Stone recommends starting by admitting that you are a perfectionist. “Awareness is key and will help you to understand your own behaviours,” she says.
Then take time to reflect on the damage perfectionism is doing to your life, work and wellbeing. “This will help you identify the behaviours you want to change.”
As you list those behaviours, decide on an action you can take to change them. “It can be as simple as deciding that you’re no longer going to work late or you’re going to take a break for lunch,” says Stone.
“You’re 42% more likely to achieve a goal if you write it down, so be as specific as you can when making your list. Attach a realistic timeline to these actions too. You will be able to do some straight away, while others will take time.”
Forde stresses the need for balance. “Try to move away from the all-or-nothing thinking that tells you a job isn’t done if it’s not done perfectly,” she says. “Cognitively, we all know that’s not true. Unless you’re a neurosurgeon, good enough is usually good enough.”

Practising self-compassion can help us to gain this perspective. “We can be much harder on ourselves than we are on others,” says Forde. “The next time you start speaking harshly to yourself, ask yourself if you would speak that way to a friend. Be as kind to yourself as you are to others. That should help you to accept that all you can ever do is the best you can with the time and other resources you have at your disposal.”
Another tip is to focus on the process rather than the outcome. “Dividing tasks into smaller steps makes it easier to avoid procrastinating,” says Forde. “It also allows you to celebrate small wins as you go, motivating you to keep going.”

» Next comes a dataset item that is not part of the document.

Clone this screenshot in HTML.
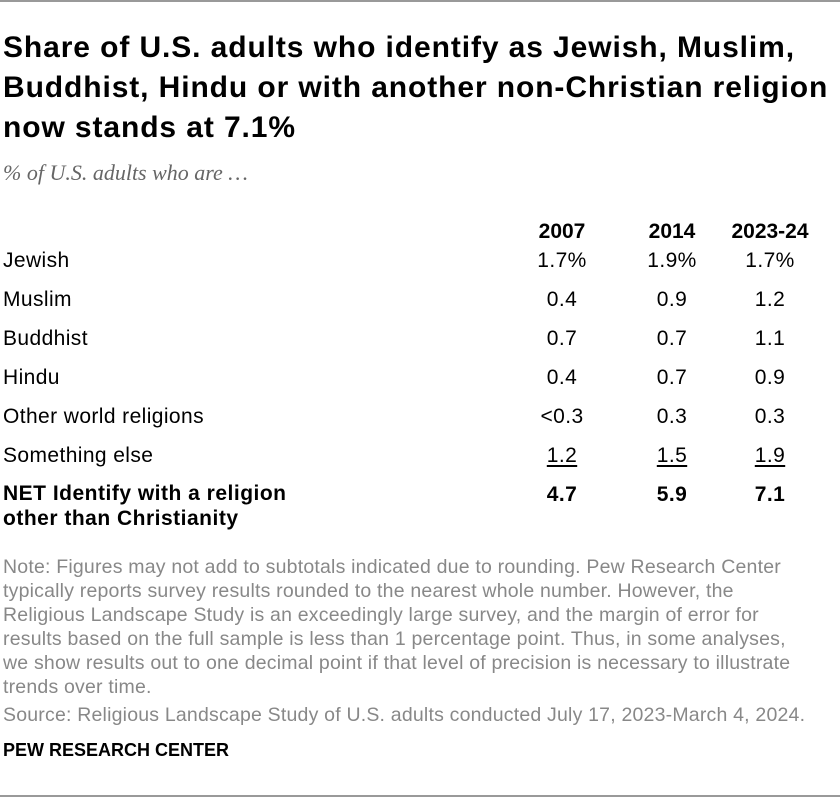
<!DOCTYPE html>
<html><head><meta charset="utf-8">
<style>
body{margin:0;width:840px;height:798px;background:#fff;position:relative;overflow:hidden;font-family:"Liberation Sans",sans-serif;color:#000}
.abs{position:absolute;white-space:nowrap}
.title{left:3px;top:28px;font-size:30px;font-weight:bold;line-height:40px;letter-spacing:0.9px}
.sub{left:3px;top:160px;font-family:"Liberation Serif",serif;font-style:italic;font-size:22px;color:#666}
.hdr{font-weight:bold;font-size:21px;top:220px;transform:translateX(-50%)}
.lbl{left:3px;font-size:21px;letter-spacing:0.4px}
.val{font-size:21px;letter-spacing:0.4px;transform:translateX(-50%)}
.u{text-decoration:underline;text-underline-offset:3px}
.note{left:3px;top:555px;font-size:19.5px;letter-spacing:0.2px;line-height:24px;color:#888;white-space:normal;width:832px}
.pew{left:3px;top:740px;font-size:18px;font-weight:bold}
.rule{position:absolute;left:0;width:840px;height:2px;background:#999}
</style></head><body>
<div class="rule" style="top:0"></div>
<div class="abs title">Share of U.S. adults who identify as Jewish, Muslim,<br>Buddhist, Hindu or with another non-Christian religion<br>now stands at 7.1%</div>
<div class="abs sub">% of U.S. adults who are …</div>
<div id="tbl"></div>
<div class="abs note">Note: Figures may not add to subtotals indicated due to rounding. Pew Research Center<br>typically reports survey results rounded to the nearest whole number. However, the<br>Religious Landscape Study is an exceedingly large survey, and the margin of error for<br>results based on the full sample is less than 1 percentage point. Thus, in some analyses,<br>we show results out to one decimal point if that level of precision is necessary to illustrate<br>trends over time.<br><span style="display:inline-block;margin-top:4px">Source: Religious Landscape Study of U.S. adults conducted July 17, 2023-March 4, 2024.</span></div>
<div class="abs pew">PEW RESEARCH CENTER</div>
<div class="rule" style="top:795px"></div>
<script>
const years=["2007","2014","2023-24"];
const categories=["Jewish","Muslim","Buddhist","Hindu","Other world religions","Something else"];
const v2007=["1.7%","0.4","0.7","0.4","<0.3","1.2"];
const v2014=["1.9%","0.9","0.7","0.7","0.3","1.5"];
const v2023=["1.7%","1.2","1.1","0.9","0.3","1.9"];
const netValues=["4.7","5.9","7.1"];
const colX=[562,672,770];
const tbl=document.getElementById('tbl');
function add(cls,text,x,y,name,html){
  const d=document.createElement('div');
  d.className='abs '+cls;
  if(html)d.innerHTML=text;else d.textContent=text;
  d.style.top=y+'px';
  if(x!==null)d.style.left=x+'px';
  
  
  tbl.appendChild(d);return d;
}
years.forEach((y,i)=>add('hdr',y,colX[i],220,'column-header-'+y));
const series=[v2007,v2014,v2023];
categories.forEach((c,r)=>{
  const y=249+r*39;
  add('lbl',c,null,y,'row-label');
  series.forEach((s,i)=>{
    add('val'+(r===categories.length-1?' u':''),s[r],colX[i],y,'cell-value');
  });
});
const ny=249+categories.length*39;
const l=add('lbl','NET Identify with a religion<br>other than Christianity',null,ny,'net-row-label',true);
l.style.fontWeight='bold';l.style.lineHeight='25px';l.style.top=(ny-2)+'px';l.style.letterSpacing='0.5px';
netValues.forEach((v,i)=>{const d=add('val',v,colX[i],ny,'net-value');d.style.fontWeight='bold';});
</script>
</body></html>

And it helps to reframe failures and mistakes. “Perfectionists tend to catastrophise the impact of their mistakes,” she says. “This is understandable as when we make a mistake, the amygdala region of our brain sets off an alarm which causes emotions to sweep through us, cutting off the more analytical part of our brain so that we lose our sense of proportion.
“We need to learn to take a reality check when this happens, to separate ourselves from the emotion of the moment and realise that it’s temporary. We need to breathe and tell ourselves that everyone makes mistakes and there are often important lessons we can learn as a result.”
A lifelong process
Keeping your perfectionism in check will be a long-term, and even lifelong project. “You’ve been in the habit of behaving in a certain way for many years and all change takes time,” says Stone. “Stay focused and you will get there but deciding that you’re no longer going to be a perfectionist doesn’t mean you’re going to have a personality transplant. You’re still going to be a high-performing individual. You’ll just feel more in control and have boundaries in place to manage your habitual need to overperform unnecessarily.”
Lyons recognises that she needs to control her perfectionism and practices many techniques to do so. She tries to be aware of her inner dialogue and challenges thoughts that tell her she’s not good enough. Big projects are broken down into bite-sized goals, and she is working on accepting her mistakes, viewing them as opportunities to learn and develop. She also talks through her feelings with someone she trusts whenever she feels overcome by fear, anxiety or shame.
“My perfectionism is a strength and a weakness,” she says. “It’s part of my personality but also something I need to actively manage and work on. For me, it’s all about trying to achieve a balance between striving for excellence and accepting imperfection.”